3) It Helps us break the Seduction of Power

We white Evangelicals have pretty much been the power base in our culture at the very least for a generation.  We have held significant sway in elections, we have been able to assume that people agreed with us or they would at least be quiet because we could shame them as outsiders if they disagreed.  As whites we have inherited power pretty much since European strains of smallpox wiped out 97 percent of the native population of North America.  Black lives matter is a bit of a threat to that.  The emancipation of slavery was a threat to that, desegregation was a threat to that and now black lives matter is a threat to that.  We want to wholeheartedly say, “well, yeah, but all lives matter!”  And no one disagrees, but when we begin to have empathy we can begin to realize that for generations it has felt like black lives matter a little less than white lives.

I remember a black friend telling me the reason the African American community celebrated when O.J. got off wasn’t because they thought he was innocent.  They knew he was guilty.  But they finally envisioned a world where a rich black man can get away with murder too!

Privilege is real.  I’m not sure how far it really goes.  To be fair, I suspect there are some who imagine it goes much further than it actually does, but I know it’s real.  And we need to learn to lay that down.

The most privileged person who ever walked the face of the earth was a God-Man.  His name was Jesus.  He had not only the power and authority, but the right to demand worship from every single person he encountered.  Think about that, not only the power and authority, but the actual RIGHT to demand that everyone fall on their faces and sing songs about his goodness and his perfection.  This man humbled himself.  He ate with people who were not “on his level,” he washed camel poop from the feet of the man who was about to send him to the cross for 30 pieces of silver, he endured beatings and mocking, and he carried a cross – a symbol of shame and death – through the streets and then he died on it.  All the while he had the power, the authority and the right to take himself down and demand that all present bow down to him.  But instead, he humbled himself.

He didn’t call his followers to stand up for the status quo.  He didn’t call his followers to rise up and take the kingdom by force.  He called his followers to take up crosses of their own.  He called his followers to love what he called “the least.”  The outcast, the foreigners, the lowly, the discarded, the despised.

As his followers, we must be willing to do the things he called us to.  This will truly help us to grow in grace.  We can have authority and power or we can have grace and be like Jesus.  We cannot have both.

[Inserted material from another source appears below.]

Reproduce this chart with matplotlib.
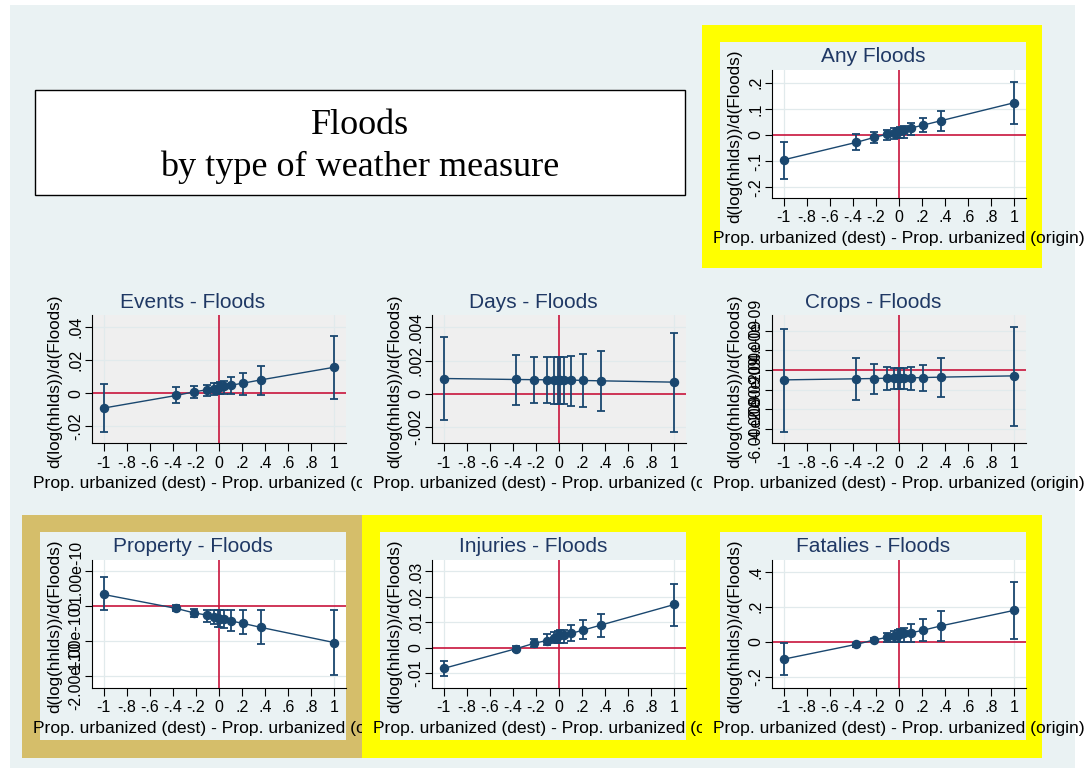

One more word because I know what you might be thinking

Let me acknowledge one argument I know you might have.  “But there are some real problems with fatherlessness and a criminal element in the black community.”

First of all, can we acknowledge that we have been a part of that?  Slavery intentionally separated families for financial gain, Jim Crow forced families into poverty, poverty forced the impoverished into crime, the war on poverty rewarded single mother households, the criminal justice system harshly punished criminals that probably could have been rehabilitated, and all the while white evangelicals moved away from the inner-cities and trusted government institutions rather than local, relational ministries to deal with these problems.

Secondly, let me point out to you that rather than standing out, we are catching up.  I see more and more white “evangelical” men stepping out on their families, turning to porn, drugs or gambling, abandoning their kids and leaving the next generation fatherless.  So before you tell me there are problems in the black community I need you to build faithful families yourselves and then also find a way to deal with the problems in the black community.

Be the church.  Don’t be a megaphone.  Seek the politics of the kingdom of God, put things right that are broken.  Do justice, love mercy, walk humbly with your God.  Listen and grow in empathy.  Lay down your power, take up your cross, love well, seek to build bridges and bring healing.  This is what the church does.  Be the church.